=== EXERCISE DATA ===
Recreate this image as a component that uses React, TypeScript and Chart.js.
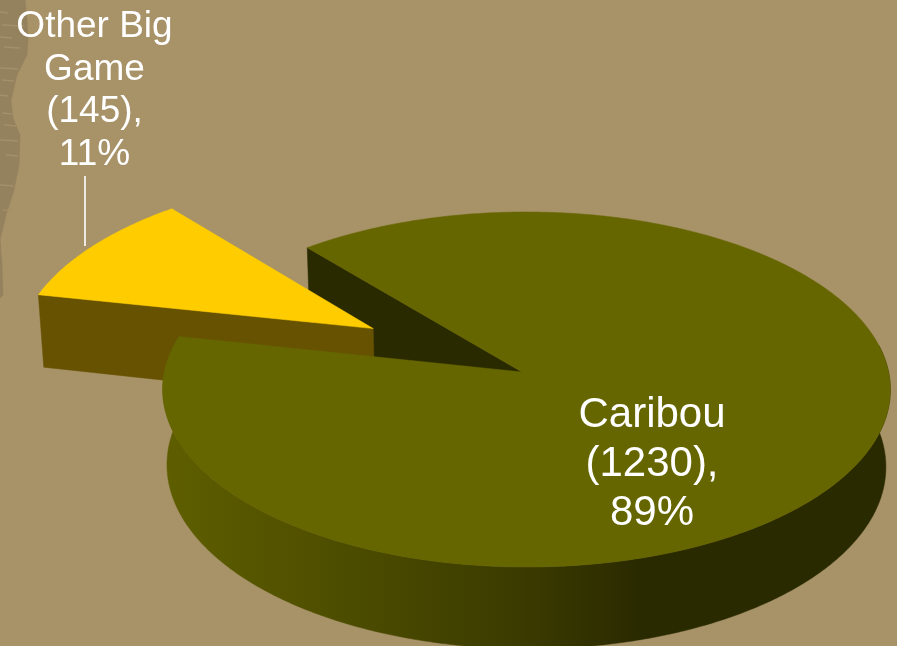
===
=== EXERCISE DATA ===
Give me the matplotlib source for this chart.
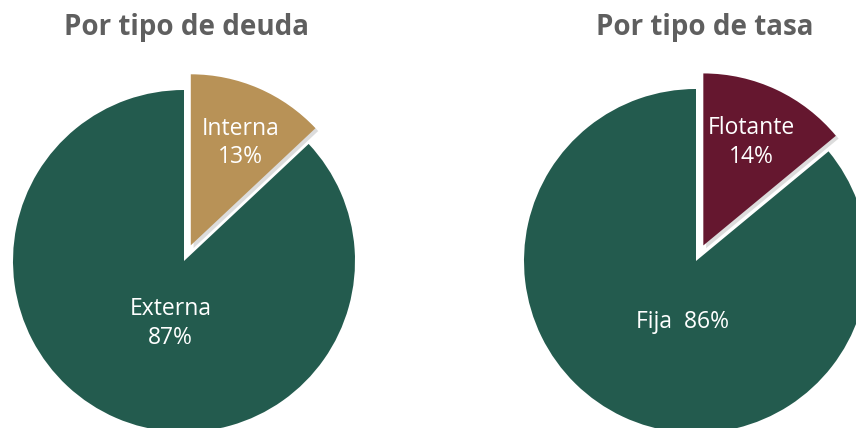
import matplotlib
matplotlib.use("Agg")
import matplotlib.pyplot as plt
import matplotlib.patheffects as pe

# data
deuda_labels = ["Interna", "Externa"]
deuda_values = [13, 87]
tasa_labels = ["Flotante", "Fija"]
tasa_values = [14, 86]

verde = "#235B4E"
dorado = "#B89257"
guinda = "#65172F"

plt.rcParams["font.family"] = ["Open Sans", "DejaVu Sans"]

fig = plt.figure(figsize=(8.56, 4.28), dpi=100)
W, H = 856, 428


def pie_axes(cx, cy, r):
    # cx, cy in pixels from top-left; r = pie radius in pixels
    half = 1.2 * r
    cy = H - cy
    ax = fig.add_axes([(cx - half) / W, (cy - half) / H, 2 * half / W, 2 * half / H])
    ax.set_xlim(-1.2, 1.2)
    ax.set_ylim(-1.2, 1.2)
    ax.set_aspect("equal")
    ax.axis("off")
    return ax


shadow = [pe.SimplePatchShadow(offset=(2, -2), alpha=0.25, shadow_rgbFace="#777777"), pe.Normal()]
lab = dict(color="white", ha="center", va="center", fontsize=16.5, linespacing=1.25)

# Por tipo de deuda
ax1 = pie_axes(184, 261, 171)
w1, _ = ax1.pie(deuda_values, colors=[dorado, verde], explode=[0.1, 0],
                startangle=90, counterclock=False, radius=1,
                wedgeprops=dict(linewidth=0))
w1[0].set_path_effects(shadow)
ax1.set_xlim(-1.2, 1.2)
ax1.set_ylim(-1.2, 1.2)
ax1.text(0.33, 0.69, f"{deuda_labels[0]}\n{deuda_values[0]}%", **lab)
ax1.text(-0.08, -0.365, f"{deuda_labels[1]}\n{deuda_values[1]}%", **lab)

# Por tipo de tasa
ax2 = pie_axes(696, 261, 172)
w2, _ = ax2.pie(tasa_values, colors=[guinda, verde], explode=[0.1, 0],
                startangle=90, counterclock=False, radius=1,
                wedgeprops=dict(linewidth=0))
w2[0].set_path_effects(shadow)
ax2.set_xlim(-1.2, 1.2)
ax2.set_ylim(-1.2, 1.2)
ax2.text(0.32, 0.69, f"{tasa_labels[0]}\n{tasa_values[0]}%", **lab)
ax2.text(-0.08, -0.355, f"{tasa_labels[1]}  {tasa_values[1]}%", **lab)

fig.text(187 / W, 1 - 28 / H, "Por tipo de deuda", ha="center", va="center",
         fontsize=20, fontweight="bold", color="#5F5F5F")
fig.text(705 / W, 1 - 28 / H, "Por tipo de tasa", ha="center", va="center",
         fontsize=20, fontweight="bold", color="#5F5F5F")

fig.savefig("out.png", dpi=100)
===
=== EXERCISE DATA ===
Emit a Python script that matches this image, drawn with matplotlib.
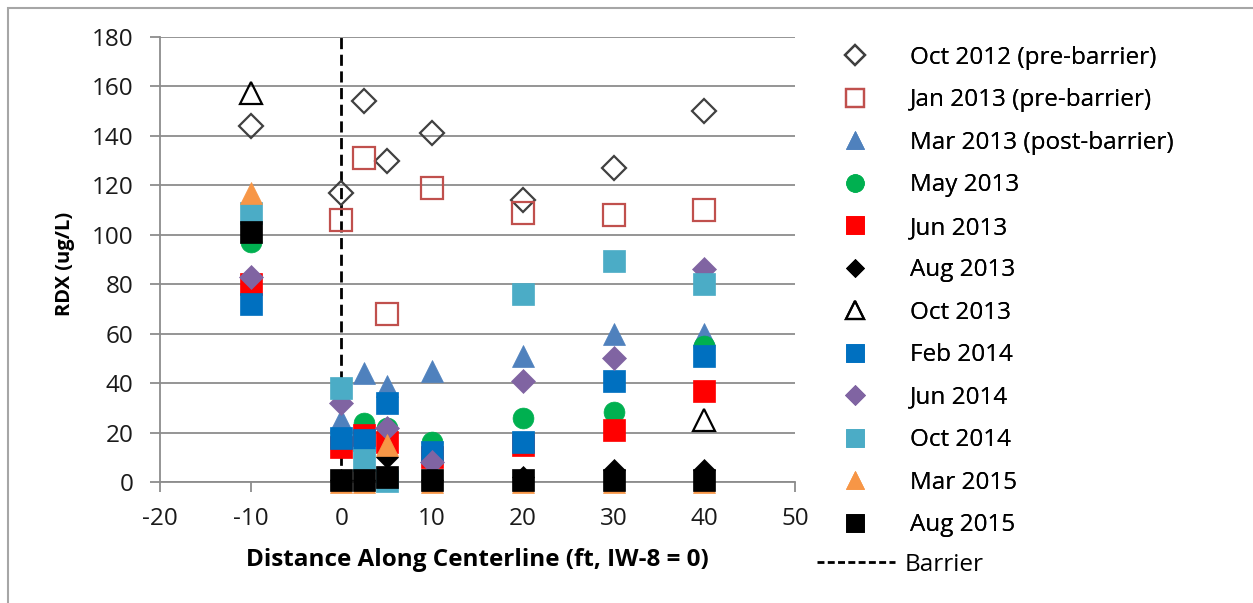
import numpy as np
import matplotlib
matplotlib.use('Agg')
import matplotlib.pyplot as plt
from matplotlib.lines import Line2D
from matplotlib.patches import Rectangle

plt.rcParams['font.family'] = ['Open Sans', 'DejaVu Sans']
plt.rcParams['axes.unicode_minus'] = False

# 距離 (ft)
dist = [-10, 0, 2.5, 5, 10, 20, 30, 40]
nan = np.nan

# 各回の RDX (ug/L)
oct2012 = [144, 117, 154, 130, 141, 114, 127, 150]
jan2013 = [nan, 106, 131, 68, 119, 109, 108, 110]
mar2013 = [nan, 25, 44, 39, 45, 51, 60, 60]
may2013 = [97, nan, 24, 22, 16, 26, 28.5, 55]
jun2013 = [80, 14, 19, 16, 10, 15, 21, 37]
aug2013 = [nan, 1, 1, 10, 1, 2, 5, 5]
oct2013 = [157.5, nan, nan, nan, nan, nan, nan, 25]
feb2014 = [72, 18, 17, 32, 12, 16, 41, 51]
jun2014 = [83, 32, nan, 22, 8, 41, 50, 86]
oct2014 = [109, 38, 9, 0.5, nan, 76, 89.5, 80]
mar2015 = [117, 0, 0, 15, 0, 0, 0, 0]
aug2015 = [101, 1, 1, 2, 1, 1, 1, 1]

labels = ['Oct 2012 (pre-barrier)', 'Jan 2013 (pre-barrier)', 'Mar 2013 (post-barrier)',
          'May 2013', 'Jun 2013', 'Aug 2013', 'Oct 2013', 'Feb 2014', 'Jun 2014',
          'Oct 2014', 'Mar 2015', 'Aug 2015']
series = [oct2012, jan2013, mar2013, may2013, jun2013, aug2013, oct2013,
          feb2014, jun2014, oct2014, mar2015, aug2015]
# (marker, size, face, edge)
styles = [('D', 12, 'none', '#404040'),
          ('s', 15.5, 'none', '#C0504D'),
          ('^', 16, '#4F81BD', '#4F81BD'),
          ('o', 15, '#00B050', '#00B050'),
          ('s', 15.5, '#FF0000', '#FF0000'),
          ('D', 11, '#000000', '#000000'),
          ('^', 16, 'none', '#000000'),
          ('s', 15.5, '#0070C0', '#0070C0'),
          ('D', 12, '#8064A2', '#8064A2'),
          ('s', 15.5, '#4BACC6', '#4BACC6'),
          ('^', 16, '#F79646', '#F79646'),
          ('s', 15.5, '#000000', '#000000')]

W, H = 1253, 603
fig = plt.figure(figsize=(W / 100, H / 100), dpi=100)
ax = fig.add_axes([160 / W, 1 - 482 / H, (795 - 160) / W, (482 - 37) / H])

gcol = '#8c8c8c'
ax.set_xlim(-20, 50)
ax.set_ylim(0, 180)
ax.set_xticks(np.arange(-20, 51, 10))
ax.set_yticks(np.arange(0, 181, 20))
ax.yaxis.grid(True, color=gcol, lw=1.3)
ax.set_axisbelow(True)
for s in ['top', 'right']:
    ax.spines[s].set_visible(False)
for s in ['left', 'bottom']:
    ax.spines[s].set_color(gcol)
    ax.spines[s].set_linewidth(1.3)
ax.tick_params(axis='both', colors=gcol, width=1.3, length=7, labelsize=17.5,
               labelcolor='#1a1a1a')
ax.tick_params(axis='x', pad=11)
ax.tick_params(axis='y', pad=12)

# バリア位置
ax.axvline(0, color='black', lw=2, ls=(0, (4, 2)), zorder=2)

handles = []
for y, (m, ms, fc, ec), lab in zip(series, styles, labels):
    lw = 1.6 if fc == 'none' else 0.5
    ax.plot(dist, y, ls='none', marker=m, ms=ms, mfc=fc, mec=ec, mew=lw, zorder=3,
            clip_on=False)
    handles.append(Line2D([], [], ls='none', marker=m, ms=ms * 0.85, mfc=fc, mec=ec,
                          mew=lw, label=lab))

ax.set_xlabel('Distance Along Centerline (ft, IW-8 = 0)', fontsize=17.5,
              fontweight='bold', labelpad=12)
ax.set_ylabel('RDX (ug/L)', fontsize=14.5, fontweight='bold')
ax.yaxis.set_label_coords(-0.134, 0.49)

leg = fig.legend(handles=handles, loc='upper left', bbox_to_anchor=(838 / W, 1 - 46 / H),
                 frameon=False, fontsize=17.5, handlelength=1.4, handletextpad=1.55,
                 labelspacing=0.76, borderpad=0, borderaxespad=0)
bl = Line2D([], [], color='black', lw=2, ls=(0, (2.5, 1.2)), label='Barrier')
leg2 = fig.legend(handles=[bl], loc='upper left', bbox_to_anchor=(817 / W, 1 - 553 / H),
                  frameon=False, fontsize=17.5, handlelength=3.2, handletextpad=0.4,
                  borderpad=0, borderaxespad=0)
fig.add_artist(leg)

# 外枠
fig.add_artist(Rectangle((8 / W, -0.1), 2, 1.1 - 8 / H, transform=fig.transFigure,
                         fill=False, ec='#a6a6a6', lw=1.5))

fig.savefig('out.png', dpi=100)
===
Scan the material line by line and report each one that contains "matplotlib".

SOLUTION TO THIS EXERCISE:
Give me the matplotlib source for this chart.
import matplotlib
matplotlib.use("Agg")
import matplotlib.pyplot as plt
import matplotlib.patheffects as pe
Emit a Python script that matches this image, drawn with matplotlib.
import matplotlib
matplotlib.use('Agg')
import matplotlib.pyplot as plt
from matplotlib.lines import Line2D
from matplotlib.patches import Rectangle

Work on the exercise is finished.